CloudL Sep 30, 2021 portfolio update

This month, there’s pressure on growth stocks AGAIN from rising yield.

I think the interest rate effect on hyper growth stock is temporary. Think about it this way: 10 year bond yield rose 1% vs last year, growth stocks crashed but rebounded and proceeded to go up 50% or 100% vs last year. Did the 1% increase in yield have any long term effect on growth stocks return? I don’t think so. Reason is simple: Do I buy a bond paying 1.5% or buy growth stocks growing 30% to 100% per year? Of course growth stocks. Even if bond yields rose to 20%, I still invest most of my funds in companies growing 50% per year because it’s a better opportunity. At that point, inflation will be close to 20%. Bonds can just match inflation where growth stocks beat inflation.

In September, my portfolio was up 10% at the peak and ended up down -4.24% at the end of September. Total since Aug 13, 2021 is: 14.91%.
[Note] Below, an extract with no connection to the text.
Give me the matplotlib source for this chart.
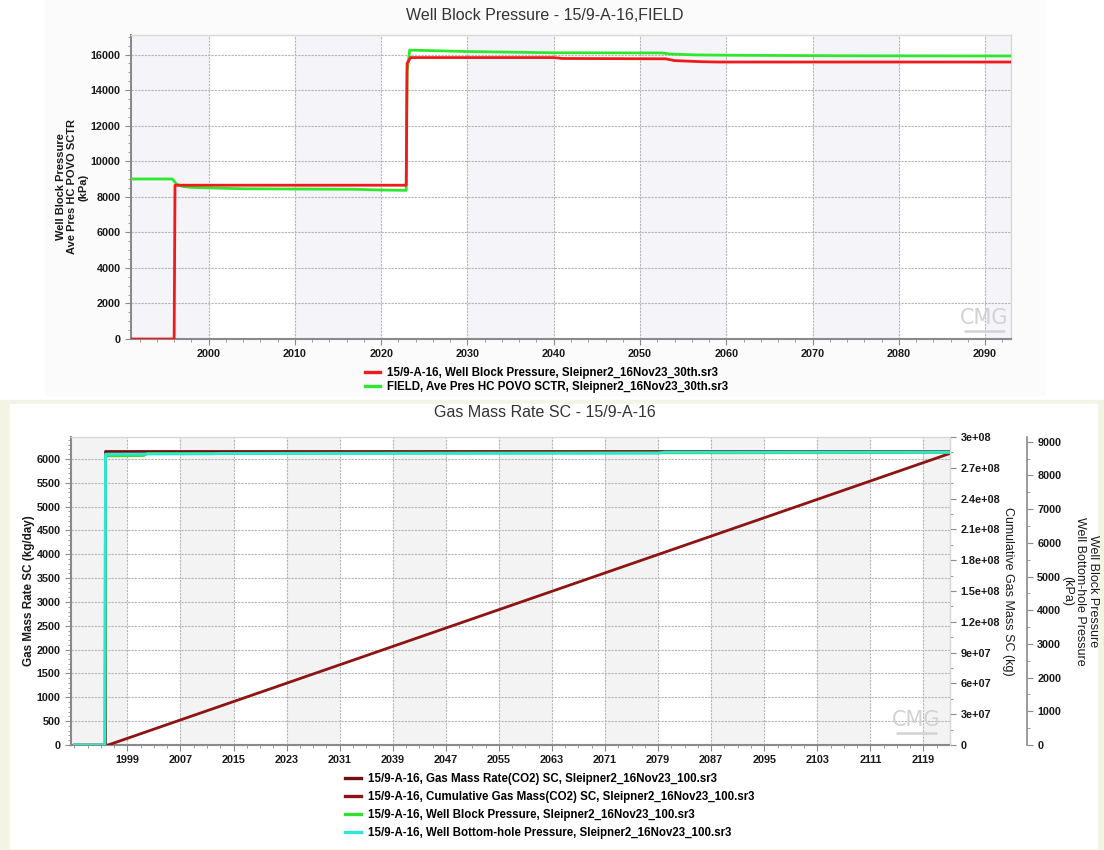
import matplotlib
matplotlib.use("Agg")
import matplotlib.pyplot as plt
from matplotlib.patches import Rectangle
from matplotlib.lines import Line2D
from matplotlib.ticker import MultipleLocator, FixedLocator, FuncFormatter

plt.rcParams['font.family'] = ['Liberation Sans', 'DejaVu Sans']

# ---- top chart: well block pressure vs field average pressure ----
well_years = [1991, 1996.0, 1996.1, 2022.9, 2023.0, 2023.4, 2040, 2041, 2053, 2054, 2057, 2059, 2093]
well_wbp = [0, 0, 8650, 8650, 15500, 15830, 15830, 15780, 15760, 15660, 15600, 15580, 15580]

field_years = [1991, 1995.8, 1996.3, 1997, 1998, 2000, 2004, 2017, 2020, 2022.9, 2023.0, 2023.3,
               2025, 2030, 2040, 2052.5, 2053.5, 2056.5, 2061, 2074, 2093]
field_pres = [9000, 9000, 8700, 8580, 8530, 8500, 8450, 8420, 8380, 8360, 15000, 16250,
              16230, 16170, 16100, 16090, 16030, 15980, 15960, 15930, 15920]

top_labels = ["15/9-A-16, Well Block Pressure, Sleipner2_16Nov23_30th.sr3",
              "FIELD, Ave Pres HC POVO SCTR, Sleipner2_16Nov23_30th.sr3"]

# ---- bottom chart: injection rate, cumulative mass, pressures ----
rate_years = [1991, 1995.7, 1995.7, 2123]
rate = [0, 0, 6170, 6170]

cum_years = [1991, 1996.1, 2123]
cum_mass = [0, 0, 2.84e8]

wbp_years = [1991, 1995.6, 1995.7, 2001.5, 2002, 2123]
wbp = [0, 0, 8580, 8590, 8650, 8680]

bhp_years = [1991, 1995.6, 1995.7, 2012, 2013, 2079, 2080, 2123]
bhp = [0, 0, 8630, 8640, 8655, 8660, 8690, 8695]

bottom_labels = ["15/9-A-16, Gas Mass Rate(CO2) SC, Sleipner2_16Nov23_100.sr3",
                 "15/9-A-16, Cumulative Gas Mass(CO2) SC, Sleipner2_16Nov23_100.sr3",
                 "15/9-A-16, Well Block Pressure, Sleipner2_16Nov23_100.sr3",
                 "15/9-A-16, Well Bottom-hole Pressure, Sleipner2_16Nov23_100.sr3"]

W, H = 1104, 850
fig = plt.figure(figsize=(W / 100, H / 100), dpi=100)
fig.patch.set_facecolor('white')


def px_rect(x0, y0, x1, y1):
    # pixel box (top-left origin) -> figure fraction rect
    return [x0 / W, (H - y1) / H, (x1 - x0) / W, (y1 - y0) / H]


# panel backgrounds
fig.patches.append(Rectangle((45 / W, (H - 395) / H), 1000 / W, 395 / H,
                             transform=fig.transFigure, color='#fbfbfb', zorder=-10))
fig.patches.append(Rectangle((0, 0), 1, (H - 400) / H,
                             transform=fig.transFigure, color='#f4f4e4', zorder=-10))
fig.patches.append(Rectangle((10 / W, 2 / H), 1087 / W, (H - 404 - 2) / H,
                             transform=fig.transFigure, color='white', zorder=-9))

FS = 7.8      # tick labels
LFS = 8.3     # legends
AFS = 8.0     # bold axis labels
TFS = 11.5    # titles
INK = '#1a1a1a'
grid_kw = dict(color='#b5b5b5', linestyle=(0, (2, 1)), linewidth=0.8)


def style_ticks(ax):
    ax.tick_params(which='both', direction='out', color='#8a8a8a', labelsize=FS,
                   labelcolor=INK)
    ax.tick_params(which='major', length=4)
    ax.tick_params(which='minor', length=2.5)
    for lab in ax.get_xticklabels() + ax.get_yticklabels():
        lab.set_fontweight('bold')


def style_axes(ax, band_edges, band_color):
    for x0, x1 in band_edges:
        ax.axvspan(x0, x1, color=band_color, zorder=0, lw=0)
    ax.grid(True, which='major', **grid_kw)
    ax.set_axisbelow(True)
    for s in ('left', 'bottom'):
        ax.spines[s].set_color('#8a8a8a')
        ax.spines[s].set_linewidth(1.5)
    for s in ('top', 'right'):
        ax.spines[s].set_color('#d8d8d8')
        ax.spines[s].set_linewidth(1.0)
    style_ticks(ax)


def watermark(ax, x, y):
    ax.text(x, y, "CMG", transform=ax.transAxes, fontsize=15, color='#d2d2d2',
            ha='center', va='bottom', zorder=1, family='Liberation Sans Narrow')
    ax.plot([x - 0.022, x + 0.022], [y - 0.01, y - 0.01], transform=ax.transAxes,
            color='#d2d2d2', lw=1.8, zorder=1, solid_capstyle='round')


# ================= top chart =================
ax1 = fig.add_axes(px_rect(131, 35, 1011, 339))
ax1.set_xlim(1991, 2093)
ax1.set_ylim(0, 17100)
ax1.xaxis.set_major_locator(MultipleLocator(10))
ax1.xaxis.set_minor_locator(MultipleLocator(2))
ax1.yaxis.set_major_locator(MultipleLocator(2000))
ax1.yaxis.set_minor_locator(MultipleLocator(500))
style_axes(ax1, [(1991, 2000), (2010, 2020), (2030, 2040), (2050, 2060),
                 (2070, 2080), (2090, 2093)], '#f5f4f8')

ax1.plot(field_years, field_pres, color='#2ee82e', lw=2.0, zorder=3)
ax1.plot(well_years, well_wbp, color='#f01a1a', lw=2.0, zorder=4)
watermark(ax1, 0.97, 0.035)

ax1.set_ylabel("Well Block Pressure\nAve Pres HC POVO SCTR\n(kPa)", fontsize=AFS,
               fontweight='bold', color=INK, linespacing=1.15, va='center')
ax1.yaxis.set_label_coords(-0.067, 0.5)
fig.text(545 / W, 1 - 16 / H, "Well Block Pressure - 15/9-A-16,FIELD", fontsize=TFS,
         ha='center', va='center', color='#333333')

top_handles = [Line2D([], [], color='#f01a1a', lw=2.4),
               Line2D([], [], color='#2ee82e', lw=2.4)]
fig.legend(top_handles, top_labels, loc='upper left',
           bbox_to_anchor=(359 / W, 1 - 361 / H), frameon=False,
           prop=dict(size=LFS, weight='bold'), handlelength=1.35,
           handletextpad=0.6, labelspacing=0.22, borderpad=0)

# ================= bottom chart =================
ax2 = fig.add_axes(px_rect(71, 437, 950, 745))
ax2.set_xlim(1990.5, 2123)
ax2.set_ylim(0, 6460)
ax2.xaxis.set_major_locator(FixedLocator(list(range(1999, 2123, 8))))
ax2.xaxis.set_minor_locator(FixedLocator(list(range(1991, 2123, 2))))
ax2.yaxis.set_major_locator(MultipleLocator(500))
ax2.yaxis.set_minor_locator(MultipleLocator(100))
style_axes(ax2, [(1990.5, 1999), (2007, 2015), (2023, 2031), (2039, 2047), (2055, 2063),
                 (2071, 2079), (2087, 2095), (2103, 2111), (2119, 2123)], '#f3f3f3')
ax2.set_ylabel("Gas Mass Rate SC (kg/day)", fontsize=8.4, fontweight='bold',
               color=INK, va='center')
ax2.yaxis.set_label_coords(-0.048, 0.5)

# cumulative mass axis (first right axis)
ax3 = ax2.twinx()
ax3.set_ylim(0, 3.0e8)
ax3.yaxis.set_major_locator(MultipleLocator(3e7))
ax3.yaxis.set_minor_locator(MultipleLocator(1.5e7))
ax3.yaxis.set_major_formatter(FuncFormatter(lambda v, p: format(v, 'g')))
for s in ('left', 'top', 'bottom'):
    ax3.spines[s].set_visible(False)
ax3.spines['right'].set_color('#d8d8d8')
style_ticks(ax3)
ax3.set_ylabel("Cumulative Gas Mass SC (kg)", fontsize=9, color=INK,
               rotation=270, va='center', ha='center')
ax3.yaxis.set_label_coords(1.066, 0.5)

# pressure axis (second right axis)
ax4 = ax2.twinx()
ax4.set_ylim(0, 9140)
ax4.yaxis.set_major_locator(MultipleLocator(1000))
ax4.yaxis.set_minor_locator(MultipleLocator(500))
for s in ('left', 'top', 'bottom'):
    ax4.spines[s].set_visible(False)
ax4.spines['right'].set_position(('axes', 1.0873))
ax4.spines['right'].set_color('#8a8a8a')
ax4.spines['right'].set_linewidth(1.2)
style_ticks(ax4)
ax4.set_ylabel("Well Block Pressure\nWell Bottom-hole Pressure\n(kPa)", fontsize=9,
               color=INK, rotation=270, va='center', ha='center', linespacing=1.1)
ax4.yaxis.set_label_coords(1.148, 0.5)

rate_c, cum_c, wbp_c, bhp_c = '#701010', '#8e1414', '#35dd35', '#2ee6d6'
ax2.plot(rate_years, rate, color=rate_c, lw=2.0, zorder=3)
ax3.plot(cum_years, cum_mass, color=cum_c, lw=2.0, zorder=3)
ax4.plot(wbp_years, wbp, color=wbp_c, lw=2.0, zorder=3)
ax4.plot(bhp_years, bhp, color=bhp_c, lw=2.0, zorder=4)
watermark(ax4, 0.962, 0.05)

fig.text(545 / W, 1 - 413 / H, "Gas Mass Rate SC - 15/9-A-16", fontsize=TFS,
         ha='center', va='center', color='#333333')

bottom_handles = [Line2D([], [], color=c, lw=2.4) for c in (rate_c, cum_c, wbp_c, bhp_c)]
fig.legend(bottom_handles, bottom_labels, loc='upper left',
           bbox_to_anchor=(339 / W, 1 - 767 / H), frameon=False,
           prop=dict(size=LFS, weight='bold'), handlelength=1.45,
           handletextpad=0.6, labelspacing=0.53, borderpad=0)

fig.savefig("out.png", dpi=100)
I was out of stock for 8 months of the year. There’s no YTD performance but only performance since Aug 13.

Performance and allocation:

Stock	       Aug-13-To-Sept.	 Sept.	    Weight(%)
NVEI (CAD)	11.44%	        -11.27%     21.97%
DCBO	        2.89%	        -12.75%     15.40%
UPST	        55.66%	         38.11%	    14.28%
SPT	        19.36%	         0.29%	    11.38%
NET	       -7.47%	         -6.70%	    10.51%
BILL	        28.43%	        -2.71%	    9.76%
DLO	        8.66%	        -14.75%     5.89%
TASK	        65.88%	         5.52%	    4.13%
MNDY	        21.76%	        -14.01%	    3.90%
GLBE	        2.50%	        -9.07%	    2.77%

**Performance Comparison** 		
My Portfolio	14.91%	       -4.24%	
SP500	         -3.76%	       -4.97%	
WCLD	         -0.76%	       -5.42%	

My portfolio squeezed a tiny beat in September vs SP500 and WCLD despite the huge drop from the top holdings.


Sold out LSPD. My reasons are explained here:…

I might use half of the proceeds from LSPD and add to BILL and Monday.

I want to add that:

We have COVID stock: ZM, Peloton which got boosted during COVID. Their post COVID QoQ comparisons make them look bad and their stock went nowhere for months.

I think LSPD is a post-COVID recovery stock. Post-COVID recovery stock gets a boost after COVID. After the recovery, their QoQ comparison will look bad and stock will get downward pressure for a while. Before the short seller attack, I was willing to wait until next earning to see what will happen. I think this short seller attack accelerated the eventual stock price decline in the next few months.

As for Upstart, I don’t think it’s a post-COVID recovery stock since it’s just started vs the huge addressable market. It may slow down a bit from strong quarters but won’t be too bad.


It started as an under-valued play and I bought it with a target exit price.
I found I became more interested in holding this stock. It’s not SaaS but I am willing to hold and see where Task will go. It’s interesting company because they focus on serving hyper growth tech companies in the digital economy similar to we invest in hyper growth companies.

I see only one competitor to Taskus: Concentrix and their growth rate is extremely slow at 2.5% QoQ for the past 4 quarters where Taskus is accelerating rapidly. Taskus grew revenue 17.8% QoQ last quarter. They are expanding their office around the world. “TaskUs continues its growth with six new office locations—on top of growing its existing presence in Mexico and its global headquarters, New Braunfels, TX.”

Some highlights:
-60% CAGR 2017 to 2020.
-125% net revenue retention rate.
-Focused on serving fast growing tech companies in digital economy
-They claim the total addressable market across the specialized services is over $100 billion, and demand for some of these services is growing up to 50% annually.

Five areas of growth:
-The first is our current clients who are growing extremely fast and accelerating their outsourcing spend.
-The second is introducing new specialized service offerings.
-The third is expanding our global delivery footprint.
-The fourth is adding new clients.
-The final area of focus will be M&A. (Until now, all growth are organic)

Hyper growth:
-Fintech business grew an astounding 300% year over year.
-Digital customer experience business generated $113.6 million for a year-over-year growth rate of 59.2 percent.

  • Content security business grew 38.4 percent to deliver $43 million,
    -AI operations business grew 95.9 percent for revenues of $23.5 million.

It did a massive 1.38B offering of common stocks and $575m convertible senior notes due 2027.
That’s a huge capital raise. Something is in the acquisition pipeline?